La compleja y desigual sociedad mexicana contemporánea, encapsulada dentro de un estado fallido, cuyos orígenes se remontan al fracaso de la gesta revolucionaria de hace un siglo, que fue desvirtuada por una voraz y sanguinaria clase dirigente, está dando inicio a una nueva etapa de su larga historia de luchas internas, a partir de los resultados electorales del domingo 1° de julio recién pasado. Este acontecimiento ocurre dentro de lo que representa la culminación de un nuevo despliegue de la presencia de los movimientos populares, siempre en la búsqueda de alcanzar un mínimo de democracia y de justicia social, con la que grandes mayorías populares no han dejado de soñar, al menos desde los tiempos de Francisco Villa y Emiliano Zapata, unos líderes revolucionarios que enarbolaron muchas de esas reivindicaciones, para terminar siendo asesinados por la nueva burguesía que se adueñó del patrimonio de la llamada revolución mexicana. Después del período nacionalista y popular del presidente Lázaro Cárdenas, durante la década de los treinta, la vida social y política de México vino involucionando dentro de una espiral de violencia, además un saqueo sistemático del erario público y de los recursos naturales de la nación. La represión contra la clase obrera y sus organizaciones sociales de lucha se volvió despiadada y sistemática, durante las décadas de los cincuenta y los sesenta, mientras que el movimiento estudiantil fue objeto de la sangrienta represión que culminó en la matanza de la Plaza de las Tres Culturas de la ciudad de México, del 2 de octubre de 1968. Así transcurrieron los 60 años de la hegemonía del llamado Partido Revolucionario Institucional (PRI) hasta el año 2000, cuando fue desplazado por el brazo reaccionario y clerical del Partido de Acción Nacional (PAN), durante los sexenios gubernamentales transcurridos entre esa fecha y el año 2012. La práctica constante del fraude electoral se mantuvo durante los gobiernos de esos dos partidos, los que hicieron objeto de notorias acciones fraudulentas, en dos oportunidades (2006 y 2012), al hoy presidente electo de México, Andrés Manuel López Obrador, a quien los contundentes resultados electorales en su favor hicieron imposible que se le cerrara el camino para alcanzar la presidencia de México.
En términos de la alteridad política, los fraudes electorales de 2006 y 2012 se tradujeron en uno de los períodos más sombríos de la historia mexicana reciente, con la elección de los presidentes Felipe Calderón y Enrique Peña Nieto, panista el primero y priista el segundo. Los miles de muertos ocasionados por la guerra contra el narcotráfico que desató Calderón se vuelven casi un secreto a voces durante esos años, mientras que el PRI regresa después de 12 años para asaltar lo que queda de importante en la institucionalidad del país.

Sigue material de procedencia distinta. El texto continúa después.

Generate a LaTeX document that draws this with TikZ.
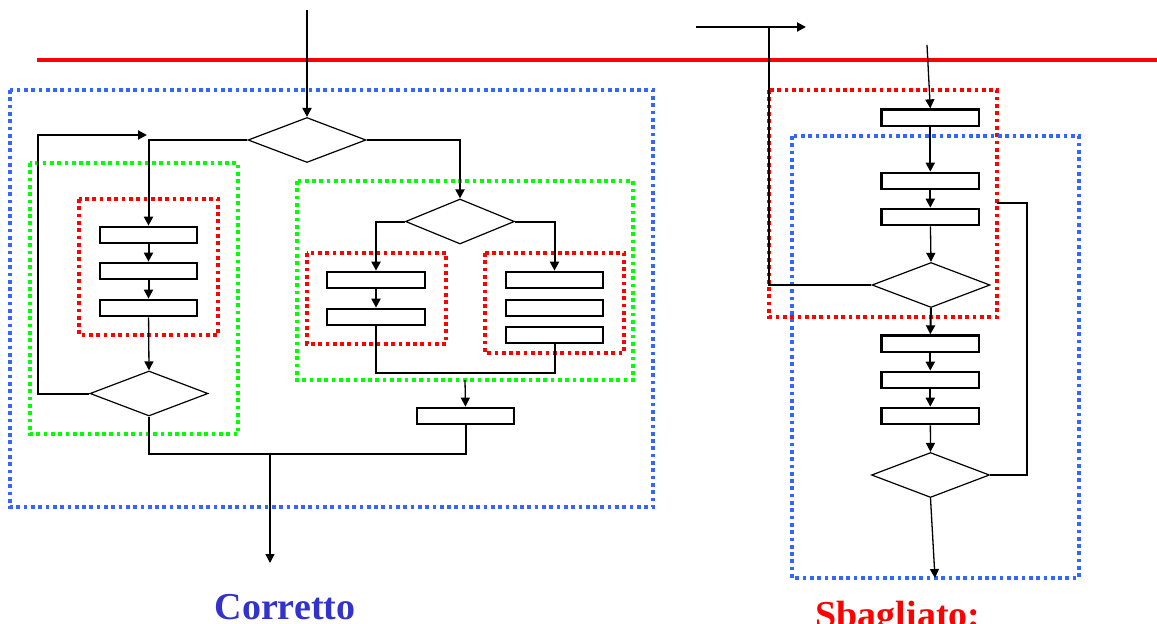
\documentclass[tikz,border=0pt]{standalone}
\usepackage{fontspec}
\setmainfont{Liberation Serif}
\usetikzlibrary{shapes.geometric,arrows.meta}
\definecolor{grpblue}{RGB}{51,102,255}
\definecolor{grpgreen}{RGB}{0,255,0}
\definecolor{grpred}{RGB}{255,0,0}
\definecolor{okblue}{RGB}{51,51,204}
\tikzset{
  stepbox/.style={draw, rectangle, line width=2.2pt, minimum width=97.5pt, minimum height=16.5pt, inner sep=0pt},
  testbox/.style={draw, diamond, line width=1.2pt, minimum width=#1, minimum height=45pt, inner sep=0pt},
  testbox/.default=118pt,
  flow/.style={line width=2pt},
  flowarr/.style={line width=2pt, -{Triangle[length=9pt,width=9pt]}},
  thinarr/.style={line width=1.3pt, -{Triangle[length=9pt,width=9pt]}},
  grp/.style={line width=4pt, dash pattern=on 3.7pt off 3.6pt},
  title/.style={font=\bfseries\fontsize{38}{40}\selectfont, inner sep=0pt, anchor=base, text depth=0pt}
}
\begin{document}
\begin{tikzpicture}[x=1pt,y=-1pt]
\useasboundingbox (0,0) rectangle (1157,624);

% separator
\draw[grpred, line width=4pt] (37,60) -- (1157,60);

% ---------- left flowchart ----------
\draw[grp, grpblue] (10,90) rectangle (653,507);
\draw[grp, grpgreen] (30,163) rectangle (238,434);
\draw[grp, grpred] (79,199) rectangle (218,335);
\draw[grp, grpgreen] (297,181) rectangle (633,380);
\draw[grp, grpred] (307,253) rectangle (446,344);
\draw[grp, grpred] (485,253) rectangle (624,353);

\node[testbox] (d1) at (307,140) {};
\node[stepbox] (r1) at (148.5,235) {};
\node[stepbox] (r2) at (148.5,271) {};
\node[stepbox] (r3) at (148.5,308) {};
\node[testbox] (d2) at (149,393.5) {};
\node[testbox=109pt] (d3) at (460,221.5) {};
\node[stepbox] (a1) at (376,280) {};
\node[stepbox] (a2) at (376,317) {};
\node[stepbox] (b1) at (554.5,280) {};
\node[stepbox] (b2) at (554.5,308) {};
\node[stepbox] (b3) at (554.5,335) {};
\node[stepbox] (c1) at (465.5,416) {};

\coordinate (inL) at (307,10);
\coordinate (fb) at (147,135);
\coordinate (jn) at (465,373);
\coordinate (jo) at (465,380);
\coordinate (jb) at (270,454);
\coordinate (outL) at (270,563);

\draw[flowarr] (inL) -- (d1.north);
\draw[flowarr] (d1.west) -| (r1.north);
\draw[flowarr] (r1) -- (r2);
\draw[flowarr] (r2) -- (r3);
\draw[thinarr] (r3) -- (d2.north);
\draw[flowarr] (d2.west) -| (38,135) -- (fb);
\draw[flowarr] (d1.east) -| (d3.north);
\draw[flowarr] (d3.west) -| (a1.north);
\draw[flowarr] (a1) -- (a2);
\draw[flowarr] (d3.east) -| (b1.north);
\draw[flow] (a2.south) |- (jn) -| (b3.south);
\draw[thinarr] (jo) -- (c1.north);
\draw[flow] (d2.south) |- (jb) -| (c1.south);
\draw[thinarr] (jb) -- (outL);

\node[title, text=okblue] (ok) at (285,619) {Corretto};

% ---------- right flowchart ----------
\draw[grp, grpred] (769,90) rectangle (997,317);
\draw[grp, grpblue] (792,136) rectangle (1079,578);

\node[stepbox] (s1) at (930.3,117.7) {};
\node[stepbox] (s2) at (930.3,181) {};
\node[stepbox] (s3) at (930.3,217) {};
\node[testbox] (e1) at (931,285) {};
\node[stepbox] (s4) at (930.3,343.7) {};
\node[stepbox] (s5) at (930.3,380) {};
\node[stepbox] (s6) at (930.3,416) {};
\node[testbox] (e2) at (930.5,475) {};

\coordinate (inA) at (696,27);
\coordinate (inB) at (806,27);
\coordinate (back) at (769,27);
\coordinate (inR) at (927,45);
\coordinate (jump) at (997,203);
\coordinate (outR) at (935,578);

\draw[flowarr] (inA) -- (inB);
\draw[flow] (e1.west) -| (back);
\draw[thinarr] (inR) -- (s1.north);
\draw[flowarr] (s1) -- (s2);
\draw[flowarr] (s2) -- (s3);
\draw[thinarr] (s3) -- (e1.north);
\draw[flowarr] (e1.south) -- (s4.north);
\draw[flowarr] (s4) -- (s5);
\draw[flowarr] (s5) -- (s6);
\draw[thinarr] (s6) -- (e2.north);
\draw[flow] (e2.east) -| (1027,203) -- (jump);
\draw[thinarr] (e2.south) -- (outR);

\node[title, text=grpred] (ko) at (898,627) {Sbagliato:};
\end{tikzpicture}
\end{document}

Además, Peña Nieto se encargó de liquidar Petróleos Mexicanos PEMEX, la única empresa de propiedad mexicana que figuraba entre un importante grupo de transnacionales de la región, mientras prosigue la represión de los trabajadores petroleros y de la electricidad, cuya empresa también liquidó. Estos años del PRI estuvieron marcados por la detención de 43 estudiantes normalistas, en Ayotzinapa (estado de Guerrero), quienes 4 años después continúan como desaparecidos, mientras el gobierno de turno elude sus responsabilidades frente a las reiteradas protestas de sus familiares, los cuales han contado con el apoyo de grandes movilizaciones populares no solo en el estado de Guerrero, sino también en la capital federal y en todo el resto del país.
La elección de Andrés Manuel López Obrador para ocupar la presidencia de México, durante el sexenio entre 2018 y 2024, marca un punto de inflexión en la vida política y social de ese país, constituyéndose en la exteriorización de las esperanzas de un pueblo cansado de la falta de democracia, de la creciente desigualdad social y de la constante violación de los derechos humanos. Para el pueblo mexicano, es apenas un cambio del marco de referencia en el que tendrá que seguir librando sus duras batallas.